As Republicans moved right, Democrats moved left as hard-line liberals filled their caucus. Bernie Sanders of Vermont, a registered independent and self-described socialist who caucused with the Democrats, constantly argued in caucus that Democratic senators shouldn't seek Republican votes, which would water down efforts to reform campaign finance and Wall Street. Democrats also took hard left turns on national defense and abortion, and on welfare and other social-services issues.

In 2004, Specter faced a challenge from conservative Rep. Pat Toomey, who was backed by the anti-moderate Club for Growth. With the backing of President Bush and Sen. Rick Santorum, Specter barely survived Toomey's challenge; he later defeated Rep. Joe Hoeffel to secure a fifth term in the Senate.

After five more years of running afoul of the religious and economic right, Specter made the bold decision to vote for President Obama's stimulus package. It wasn't an easy decision, but Specter felt he had no other choice:

The thought of [another] 1930s depression was never far from my mind. I didn't want to be responsible for a repeat. The president's mandate also weighed on me. The American people had spoken. They were expecting the new president to take the lead. I recalled how FDR had brought Keynesian economics to take the lead.

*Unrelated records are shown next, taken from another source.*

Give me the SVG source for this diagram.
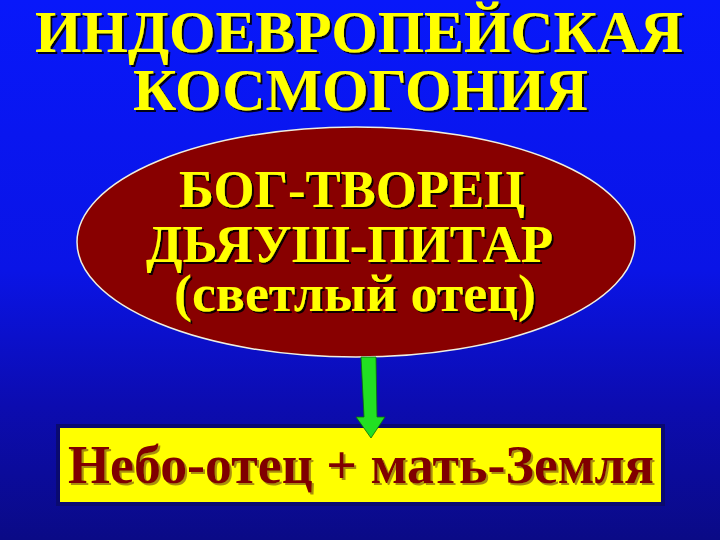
<svg xmlns="http://www.w3.org/2000/svg" width="720" height="540" viewBox="0 0 720 540">
  <defs>
    <linearGradient id="bg" x1="0" y1="0" x2="0" y2="1">
      <stop offset="0" stop-color="#0818fa"/>
      <stop offset="0.5" stop-color="#0a14e6"/>
      <stop offset="0.75" stop-color="#0c0cb0"/>
      <stop offset="1" stop-color="#0a0a86"/>
    </linearGradient>
    <filter id="shBlack" x="-5%" y="-20%" width="110%" height="140%">
      <feDropShadow dx="2" dy="2" stdDeviation="0.6" flood-color="#000000" flood-opacity="0.9"/>
    </filter>
    <filter id="shGold" x="-5%" y="-20%" width="110%" height="140%">
      <feDropShadow dx="2" dy="2" stdDeviation="0.6" flood-color="#a08010" flood-opacity="0.9"/>
    </filter>
  </defs>
  <style>
    .t { font-family: "Liberation Serif", "Times New Roman", serif; font-weight: bold; }
    .title { fill: #ffff00; font-size: 60px; filter: url(#shBlack); }
    .ell { fill: #ffff00; font-size: 53px; filter: url(#shBlack); }
    .box { fill: #800000; font-size: 54px; filter: url(#shGold); }
  </style>
  <rect x="0" y="0" width="720" height="540" fill="url(#bg)"/>

  <g id="title">
    <text class="t title" x="35" y="52" textLength="648" lengthAdjust="spacingAndGlyphs">ИНДОЕВРОПЕЙСКАЯ</text>
    <text class="t title" x="133" y="110" textLength="455" lengthAdjust="spacingAndGlyphs">КОСМОГОНИЯ</text>
  </g>

  <g id="node-god">
    <ellipse cx="356" cy="242" rx="279" ry="115" fill="#880000" stroke="#f0f0e0" stroke-width="1.5"/>
    <text class="t ell" x="179" y="207" textLength="346" lengthAdjust="spacingAndGlyphs">БОГ-ТВОРЕЦ</text>
    <text class="t ell" x="146" y="262" textLength="407" lengthAdjust="spacingAndGlyphs">ДЬЯУШ-ПИТАР</text>
    <text class="t ell" x="174" y="311" textLength="362" lengthAdjust="spacingAndGlyphs">(светлый отец)</text>
  </g>

  <g id="node-result">
    <rect x="58" y="426" width="605" height="78" fill="#ffff00" stroke="#0a0a70" stroke-width="4"/>
    <text class="t box" x="68" y="483" textLength="586" lengthAdjust="spacingAndGlyphs">Небо-отец + мать-Земля</text>
  </g>

  <g id="connectors">
    <polygon points="361,357 376,357 377,417 385,417 371,438 356,417 364,417" fill="#22e022" stroke="#0a6a0a" stroke-width="0.8"/>
  </g>
</svg>
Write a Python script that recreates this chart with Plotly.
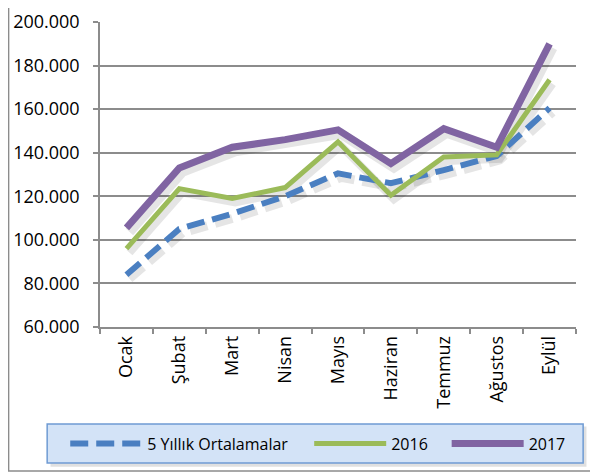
import plotly.graph_objects as go

# Aylar ve seriler
aylar = ["Ocak", "Şubat", "Mart", "Nisan", "Mayıs", "Haziran", "Temmuz", "Ağustos", "Eylül"]
ort_5yil = [84000, 105000, 112000, 120000, 130500, 126000, 132000, 138500, 160500]
y2016 = [96000, 123500, 119000, 124000, 145000, 120500, 138000, 139000, 173500]
y2017 = [105500, 133000, 142500, 146000, 150500, 135000, 151000, 142500, 190000]

seriler = [
    ("5 Yıllık Ortalamalar", ort_5yil, "#4a7fc1", 6, "18px,8px", "legend"),
    ("2016", y2016, "#9bbb59", 5, "solid", "legend2"),
    ("2017", y2017, "#8064a2", 7, "solid", "legend3"),
]

GRI = "#8c8c8c"
FONT = "Open Sans"

fig = go.Figure()

# taban eksenlerin çizilmesi için görünmez iz
fig.add_trace(go.Scatter(x=aylar, y=ort_5yil, mode="lines", line=dict(width=0),
                         showlegend=False, hoverinfo="skip"))

# Gölge (x2/y2, hafif kaydırılmış eksenler)
for ad, vals, renk, w, dash, lg in seriler:
    fig.add_trace(go.Scatter(
        x=aylar, y=vals, mode="lines", xaxis="x2", yaxis="y2",
        line=dict(color="rgba(0,0,0,0.10)", width=w + 3, dash=dash),
        showlegend=False, hoverinfo="skip",
    ))

# Asıl çizgiler (x3/y3)
for ad, vals, renk, w, dash, lg in seriler:
    fig.add_trace(go.Scatter(
        x=aylar, y=vals, mode="lines", name=ad, xaxis="x3", yaxis="y3",
        line=dict(color=renk, width=w, dash=dash),
        legend=lg,
    ))

yr = [60000, 200000]
xr = [-0.5, len(aylar) - 0.5]
dx = 3 / 476 * (xr[1] - xr[0])
dy = 4 / 305 * (yr[1] - yr[0])

leg_common = dict(orientation="h", bgcolor="rgba(0,0,0,0)", borderwidth=0,
                  font=dict(family=FONT, size=16, color="black"),
                  xref="container", yref="container",
                  yanchor="middle", y=0.0634, xanchor="left", itemwidth=72)

# sayfa gövdesinin 8px kenar boşluğu hesaba katıldı
fig.update_layout(
    width=590, height=465,
    margin=dict(l=92, r=22, t=14, b=146, autoexpand=False),
    paper_bgcolor="white", plot_bgcolor="white",
    separators=",.",
    font=dict(family=FONT, color="black"),
    xaxis=dict(type="category", categoryorder="array", categoryarray=aylar,
               range=xr, showgrid=False, showline=True, linecolor=GRI, linewidth=1.5,
               ticks="outside", ticklen=5, tickcolor=GRI, tickwidth=1.5,
               tickson="boundaries", tickangle=-90,
               tickfont=dict(family=FONT, size=18, color="black")),
    yaxis=dict(range=yr, dtick=20000, tickformat=",d", showgrid=True,
               gridcolor=GRI, gridwidth=1.5, showline=True, linecolor=GRI,
               linewidth=1.5, ticks="outside", ticklen=5, tickcolor=GRI,
               tickwidth=1.5, ticklabelstandoff=10, zeroline=False,
               tickfont=dict(family=FONT, size=18, color="black")),
    xaxis2=dict(type="category", categoryarray=aylar, categoryorder="array",
                overlaying="x", range=[xr[0] - dx, xr[1] - dx], visible=False),
    yaxis2=dict(overlaying="y", range=[yr[0] + dy, yr[1] + dy], visible=False),
    xaxis3=dict(type="category", categoryarray=aylar, categoryorder="array",
                overlaying="x", range=xr, visible=False),
    yaxis3=dict(overlaying="y", range=yr, visible=False),
    legend=dict(leg_common, x=0.097),
    legend2=dict(leg_common, x=0.5105),
    legend3=dict(leg_common, x=0.7435),
    shapes=[
        # dış çerçeve
        dict(type="rect", xref="paper", yref="paper", x0=-0.192, x1=1.08,
             y0=-0.472, y1=1.2, line=dict(color=GRI, width=1.5), layer="below"),
        # lejant gölgesi
        dict(type="rect", xref="paper", yref="paper", x0=-0.104, x1=1.022,
             y0=-0.458, y1=-0.326, line=dict(width=0),
             fillcolor="rgba(0,0,0,0.12)", layer="below"),
        # lejant kutusu
        dict(type="rect", xref="paper", yref="paper", x0=-0.111, x1=1.015,
             y0=-0.446, y1=-0.318, line=dict(color="#6f9bd3", width=1.5),
             fillcolor="#d3e3f7", layer="below"),
    ],
)

fig.write_html("out.html")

Specter's vote triggered an intense backlash fueled by conservative talk radio, a backlash that made Specter realize that his centrism and caution were no longer acceptable in the GOP. Realizing that he was unlikely to defeat Toomey in a primary rematch, Specter announced on April 28, 2009 that he had decided to leave the Republican Party and become a Democrat.

However, his troubles weren't eased: he faced the wrath of Tea Party supporters who feared that he would support health care reform, and the anger of union officials who were upset by his skepticism about the Employee Free Choice Act. In May 2010, he was defeated in the Democratic primary by Rep. Joe Sestak, who lost the general election to Toomey.

Despite the book's sexism and self-pity, Life Among the Cannibals is a compelling work. While it's not as effective as Chris Mooney's The Republican Brain in examining the GOP's increased investment in irrationality, it works as an impassioned call for the return of moderation to the party. As Specter notes:

People are... entitled to affordable health care. And to Medicaid and Medicare. And to a Department of Education and an Environmental Protection Agency. Some argue that the federal government's role should be limited to establishing post roads and an army and a navy; the Constitution says nothing about an air force. But inherent in the Constitution is the notion that a civilized society must provide a social safety net.

The Tea Party continues to wobble the Republican Party, toppling viable centrist candidates, and to damage the country. The movement's antitax, pro-entitlement crusade may have found its embodiment in the irate man who demanded at a town hall meeting, 'I don't want the government messing with my Medicare!'

"We can't continue to fold our philosophical tent into an umbrella under which only a select few are worthy to stand. Rather, we should view an expansion of diversity within the party as a triumph that will broaden our appeal. That is the political road map we must follow to victory."

Of course, Snowe is on her way out of the Senate, continuing the sad exodus Specter laments:

[T]he rise of political extremism in recent decades poses a new, or amplified, threat to the United States. The fringes have displaced tolerance with purity tests and continue purging centrists, with senators campaigning against colleagues and even caucus mates in what sometimes seems a cannibalistic frenzy. Bob Bennett, Joe Lieberman, Mike Castle -- and nearly Lisa Murkowski -- and I are among a growing body count. The word 'extremism' is no longer sufficiently extreme to describe what's going on. The quest for ideological purity is destroying comity and compromise and bringing our government -- literally -- to a standstill.

Life Among the Cannibals could get things moving again.